The below article was originally posted in the Jethro blog.
BI-on-Hadoop in 2016 – The Elephant in the Room
Last year it seemed like every organization was talking about harnessing the power of big data to gain the crucial business insights required to make data driven decisions. The need for people and groups to blend together big data sets and analyze big data with the finest resolution has become standard practice. However, the pursuit of gathering and analyzing big data has ushered in a new set of challenges. Despite data sets burgeoning to larger and larger magnitudes of size and complexity, people still expect to interact with the data using their BI and visual data discovery tools (Tableau, Qlik, Microstrategy etc.) at the speed of thought. In our “world of now,” no one likes to try and drill-down into their data only to sit agonizing minutes waiting for queries to stream back from Hadoop to their data visualization or BI tool.

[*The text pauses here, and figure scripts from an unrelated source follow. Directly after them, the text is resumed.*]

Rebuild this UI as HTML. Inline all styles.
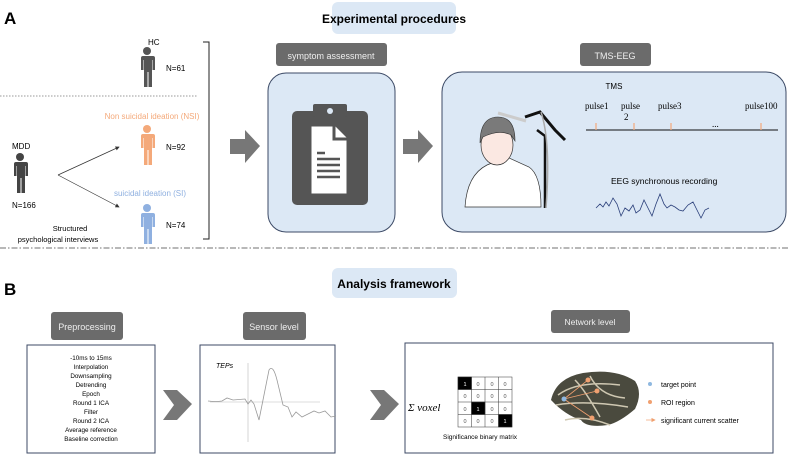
<!DOCTYPE html>
<html><head><meta charset="utf-8"><style>
html,body{margin:0;padding:0;background:#fff;}
svg{display:block;font-family:"Liberation Sans",sans-serif;}
</style></head><body>
<svg width="790" height="455" viewBox="0 0 790 455" xmlns="http://www.w3.org/2000/svg">
<defs>
<g id="person">
<circle cx="8" cy="4" r="4"/>
<path d="M2 9 h12 q2 0 2 2 v12 h-2.5 v-10 h-0.5 v27 h-3.5 v-15 h-1 v15 h-3.5 v-27 h-0.5 v10 h-2.5 v-12 q0-2 2-2z"/>
</g>
<marker id="ah" markerWidth="6" markerHeight="6" refX="5" refY="3" orient="auto"><path d="M0,0 L6,3 L0,6z" fill="#333"/></marker>
<marker id="oh" markerWidth="6" markerHeight="6" refX="5" refY="3" orient="auto"><path d="M0,0 L6,3 L0,6z" fill="#f0a070"/></marker>
</defs>
<text x="4" y="24" font-size="17" font-weight="bold">A</text>
<rect x="332" y="2" width="124" height="32" rx="6" fill="#dce8f5"/>
<text x="394" y="23" font-size="12" font-weight="bold" text-anchor="middle">Experimental procedures</text>

<text x="148" y="45" font-size="8">HC</text>
<use href="#person" x="139" y="47" fill="#555"/>
<text x="166" y="71" font-size="8">N=61</text>
<line x1="0" y1="96" x2="198" y2="96" stroke="#777" stroke-dasharray="1.5,1.5" stroke-width="0.8"/>
<path d="M203 42 h6 v197 h-6" fill="none" stroke="#222" stroke-width="1"/>
<text x="152" y="119" font-size="8" fill="#f4a97a" text-anchor="middle">Non suicidal ideation (NSI)</text>
<use href="#person" x="139" y="125" fill="#f4a97a"/>
<text x="166" y="150" font-size="8">N=92</text>
<text x="12" y="149" font-size="8">MDD</text>
<use href="#person" x="12" y="153" fill="#444"/>
<text x="12" y="208" font-size="8">N=166</text>
<line x1="58" y1="175" x2="119" y2="147" stroke="#333" stroke-width="0.7" marker-end="url(#ah)"/>
<line x1="58" y1="175" x2="119" y2="207" stroke="#333" stroke-width="0.7" marker-end="url(#ah)"/>
<text x="150" y="196" font-size="8" fill="#8fb0e0" text-anchor="middle">suicidal ideation (SI)</text>
<use href="#person" x="139" y="204" fill="#8fb0e0"/>
<text x="166" y="228" font-size="8">N=74</text>
<text x="70" y="231" font-size="7.5" text-anchor="middle">Structured</text>
<text x="58" y="242" font-size="7.5" text-anchor="middle">psychological interviews</text>

<path d="M230 139 h15 v-9 l15 16 l-15 17 v-9 h-15z" fill="#777"/>
<rect x="276" y="43" width="111" height="23" rx="3" fill="#6b6b6b"/>
<text x="331" y="59" font-size="9" fill="#eee" text-anchor="middle">symptom assessment</text>
<rect x="268" y="73" width="127" height="159" rx="18" fill="#dce8f5" stroke="#3c4a66" stroke-width="1"/>
<rect x="292" y="111" width="76" height="94" rx="5" fill="#555"/>
<rect x="313" y="104" width="34" height="13" rx="2" fill="#555"/>
<circle cx="330" cy="111" r="3" fill="#dce8f5"/>
<path d="M310 125 h24 l14 14 v56 h-38z" fill="#fff" stroke="#555" stroke-width="3"/>
<path d="M334 125 v14 h14" fill="#fff" stroke="#555" stroke-width="3"/>
<g stroke="#555" stroke-width="2.5"><line x1="317" y1="153" x2="325" y2="153"/><line x1="317" y1="159" x2="340" y2="159"/><line x1="317" y1="165" x2="340" y2="165"/><line x1="317" y1="171" x2="340" y2="171"/><line x1="317" y1="177" x2="340" y2="177"/></g>

<path d="M403 139 h15 v-9 l15 16 l-15 17 v-9 h-15z" fill="#777"/>
<rect x="580" y="43" width="71" height="23" rx="3" fill="#6b6b6b"/>
<text x="615" y="59" font-size="9" fill="#eee" text-anchor="middle">TMS-EEG</text>
<rect x="442" y="72" width="344" height="160" rx="20" fill="#dce8f5" stroke="#3c4a66" stroke-width="1"/>
<path d="M465 207 q2-32 22-42 l20 -8 l22 10 q12 8 12 40z" fill="#fff" stroke="#333" stroke-width="0.7"/>
<ellipse cx="497" cy="145" rx="16" ry="20" fill="#fbe8e2" stroke="#333" stroke-width="0.7"/>
<path d="M480 143 q0-26 18-26 q17 0 17 24 l-4 -6 q-12 -6 -28 2z" fill="#7a7a7a" stroke="#333" stroke-width="0.6"/>
<path d="M498 113 l28 8" stroke="#ccc" stroke-width="3"/>
<path d="M525 117 l15 -5 l15 18 l10 10" stroke="#111" stroke-width="3" fill="none"/>
<path d="M537 130 l8 6 v72" stroke="#111" stroke-width="2.5" fill="none"/>
<path d="M541 112 q10 30 5 96" stroke="#aaa" stroke-width="1.5" fill="none"/>
<text x="614" y="89" font-size="8" text-anchor="middle">TMS</text>
<g font-family="Liberation Serif,serif" font-size="9"><text x="585" y="109">pulse1</text><text x="621" y="109">pulse</text><text x="624" y="120">2</text><text x="658" y="109">pulse3</text><text x="745" y="109">pulse100</text><text x="712" y="127">...</text></g>
<line x1="586" y1="130" x2="778" y2="130" stroke="#111" stroke-width="1"/>
<g stroke="#f4a97a" stroke-width="1.2"><line x1="596" y1="123" x2="596" y2="130"/><line x1="634" y1="123" x2="634" y2="130"/><line x1="671" y1="123" x2="671" y2="130"/><line x1="761" y1="123" x2="761" y2="130"/></g>
<text x="611" y="184" font-size="8.5">EEG synchronous recording</text>
<path d="M596 208 l4-4 l3 3 l3-5 l3 4 l4-8 l4 6 l4 12 l4-8 l4 3 l4-6 l3 8 l4-3 l4-10 l4 8 l4 8 l4-12 l4-10 l4 10 l3 4 l4-3 l4 2 l4 3 l4 1 l5-6 l5-3 l4 8 l4 8 l4-8 l4 -2" fill="none" stroke="#2a3f7a" stroke-width="0.8"/>

<line x1="0" y1="248" x2="790" y2="248" stroke="#444" stroke-width="0.8" stroke-dasharray="6,2,1.5,2"/>

<text x="4" y="295" font-size="17" font-weight="bold">B</text>
<rect x="332" y="268" width="125" height="30" rx="6" fill="#dce8f5"/>
<text x="394" y="288" font-size="12" font-weight="bold" text-anchor="middle">Analysis framework</text>

<rect x="51" y="312" width="72" height="28" rx="3" fill="#6b6b6b"/>
<text x="87" y="330" font-size="9" fill="#eee" text-anchor="middle">Preprocessing</text>
<rect x="27" y="345" width="128" height="108" fill="#fff" stroke="#3c4a66" stroke-width="1"/>
<g font-size="6.3" text-anchor="middle"><text x="91" y="360">-10ms to 15ms</text><text x="91" y="369">Interpolation</text><text x="91" y="378">Downsampling</text><text x="91" y="387">Detrending</text><text x="91" y="396">Epoch</text><text x="91" y="405">Round 1 ICA</text><text x="91" y="414">Filter</text><text x="91" y="423">Round 2 ICA</text><text x="91" y="432">Average reference</text><text x="91" y="441">Baseline correction</text></g>
<path d="M163 390 h14 l15 14 l-15 16 h-14 l11-15z" fill="#777"/>
<rect x="243" y="312" width="63" height="28" rx="3" fill="#6b6b6b"/>
<text x="274" y="330" font-size="9" fill="#eee" text-anchor="middle">Sensor level</text>
<rect x="200" y="345" width="135" height="108" fill="#fff" stroke="#3c4a66" stroke-width="1"/>
<text x="216" y="368" font-size="7" font-style="italic">TEPs</text>
<line x1="210" y1="402" x2="320" y2="402" stroke="#bbb" stroke-width="0.6"/>
<line x1="248" y1="363" x2="248" y2="442" stroke="#bbb" stroke-width="0.6"/>
<path d="M208 401 q8 1 14 0 l5-3 l6 2 l12-1 l3 5 l3-4 l3 4 l5 16 l4-20 l6-30 q4-6 8 10 l6 25 l5 2 l4 10 l4-5 l6 5 l6-3 l6 -3 l5 2 l6-2 l6 6 l5-1" fill="none" stroke="#999" stroke-width="0.8"/>
<path d="M370 390 h14 l15 14 l-15 16 h-14 l11-15z" fill="#777"/>
<rect x="551" y="310" width="79" height="23" rx="3" fill="#6b6b6b"/>
<text x="590" y="325" font-size="8.5" fill="#eee" text-anchor="middle">Network level</text>
<rect x="405" y="343" width="368" height="110" fill="#fff" stroke="#3c4a66" stroke-width="1"/>
<text x="408" y="411" font-family="Liberation Serif,serif" font-style="italic" font-size="11">Σ voxel</text>
<g stroke="#333" stroke-width="0.5">
<rect x="458" y="377" width="54" height="50" fill="#fff"/>
<rect x="458" y="377" width="13.5" height="12.5" fill="#000"/><rect x="471.5" y="402" width="13.5" height="12.5" fill="#000"/><rect x="498.5" y="414.5" width="13.5" height="12.5" fill="#000"/>
<line x1="471.5" y1="377" x2="471.5" y2="427"/><line x1="485" y1="377" x2="485" y2="427"/><line x1="498.5" y1="377" x2="498.5" y2="427"/>
<line x1="458" y1="389.5" x2="512" y2="389.5"/><line x1="458" y1="402" x2="512" y2="402"/><line x1="458" y1="414.5" x2="512" y2="414.5"/>
</g>
<g font-size="5.5" text-anchor="middle" fill="#555">
<text x="465" y="386" fill="#fff">1</text><text x="478" y="386">0</text><text x="492" y="386">0</text><text x="505" y="386">0</text>
<text x="465" y="398">0</text><text x="478" y="398">0</text><text x="492" y="398">0</text><text x="505" y="398">0</text>
<text x="465" y="411">0</text><text x="478" y="411" fill="#fff">1</text><text x="492" y="411">0</text><text x="505" y="411">0</text>
<text x="465" y="423">0</text><text x="478" y="423">0</text><text x="492" y="423">0</text><text x="505" y="423" fill="#fff">1</text>
</g>
<text x="443" y="439" font-size="6.5">Significance binary matrix</text>
<path d="M551 400 q5-22 32-27 q32-5 52 8 q8 12 0 28 q-15 13 -27 16 q-22 3 -27 -5 q-16 -5 -30 -20z" fill="#4a4a3e"/>
<path d="M558 395 q20-15 62-10 M556 405 q30-5 72 2 M575 380 q10 10 25 37 M565 420 q20-5 45 5 M590 376 q10 20 35 22" stroke="#cfc8b2" stroke-width="1.5" fill="none"/>
<g stroke="#f0a070" stroke-width="0.8" fill="none"><line x1="564" y1="399" x2="588" y2="380"/><line x1="564" y1="399" x2="597" y2="391"/><line x1="564" y1="399" x2="592" y2="418"/></g>
<circle cx="564" cy="399" r="2.5" fill="#8fb8e0"/>
<circle cx="588" cy="380" r="2.5" fill="#f0a070"/><circle cx="597" cy="391" r="2.5" fill="#f0a070"/><circle cx="592" cy="418" r="2.5" fill="#f0a070"/>
<circle cx="650" cy="384" r="2" fill="#8fb8e0"/><text x="661" y="387" font-size="7">target point</text>
<circle cx="650" cy="402" r="2" fill="#f0a070"/><text x="661" y="405" font-size="7">ROI region</text>
<line x1="646" y1="420" x2="655" y2="420" stroke="#f0a070" stroke-width="0.7" marker-end="url(#oh)"/><text x="661" y="423" font-size="7">significant current scatter</text>
</svg>
</body></html>
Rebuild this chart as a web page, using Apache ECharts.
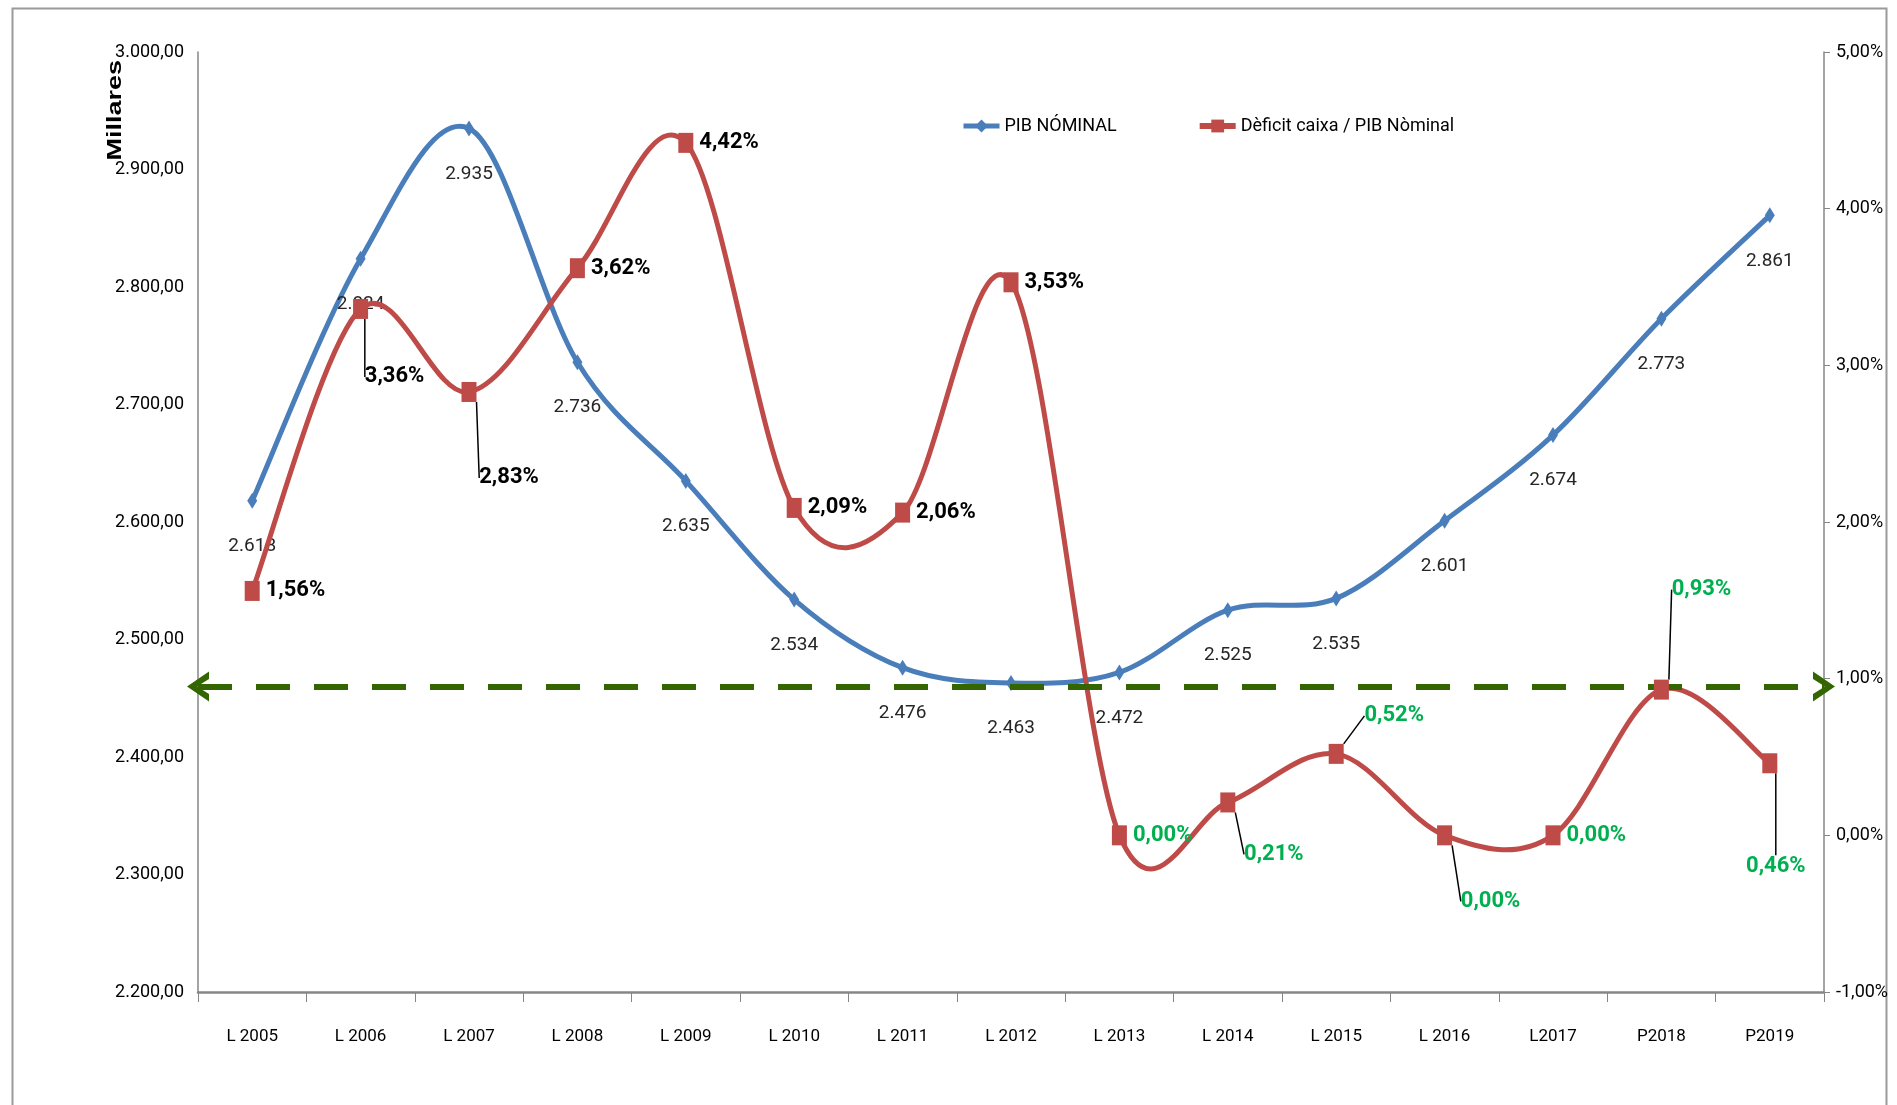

In 2016 we are going to see individuals and organizations demanding that the data discovery process accommodate more massive and more varied datasets as well as allow for more complex analysis—all at interactive speeds. Business users are demanding self-service tools without requiring any IT assistance, which will enable superior flexibility with their data exploration in order to derive actionable business insights. The rigidness of partial extracts and predefined cubes of yesterday are not going to quench the business user’s thirst for complex data discovery and analysis. IT will no longer be able to keep up with the business users’ demands leaving them to seek out a more flexible and sustainable solution.
BI ON HADOOP HAS ITS OWN CHALLENGES
Hadoop by design was not intended for interactive BI use and SQL-on-Hadoop tools scramble to serve the full range of analytic and ETL use-cases. Each SQL-on-Hadoop solution has its own unique properties and best use-cases. For the unique needs of BI and data discovery, however, Jethro takes the cake. TPC-DS live benchmarks using Tableau and Qlik have shown that Jethro has the fastest query response time. Even on 2.9 billion rows of data, Jethro enables business users to interactively analyze data at the speed of thought. Jethro also gives BI users the most flexibility, as its index-based architecture indexes every single column alleviating the need for limiting predefined extracts and cubes.
Certain BI tools, like MicroStrategy, can tap directly into Hadoop via native connectivity with HDFS, but big data performance issues surface while dealing with large and complex data sets. These users would benefit from an indexing and caching layer that would accelerate the queries from Hadoop.
BI INGESTING DATA FROM HADOOP AND OTHER SOURCES
Data will always exist in multiple places with a variety of sources—even as Hadoop becomes more widely adopted. In order to allow for boundless data discovery and the highest granularity, SQL-on-Hadoop solutions will need to ingest data from both Hadoop and non-Hadoop sources. Jethro grants BI tools access to any data required, as it ingests data from any data source including traditional structured data.
2016 will be about addressing the elephant in the room and finding ways to overcome the BI on Hadoop hurdles in order to empower the business user to discover, visualize, analyze and derive priceless data-driven business insights to propel business forward.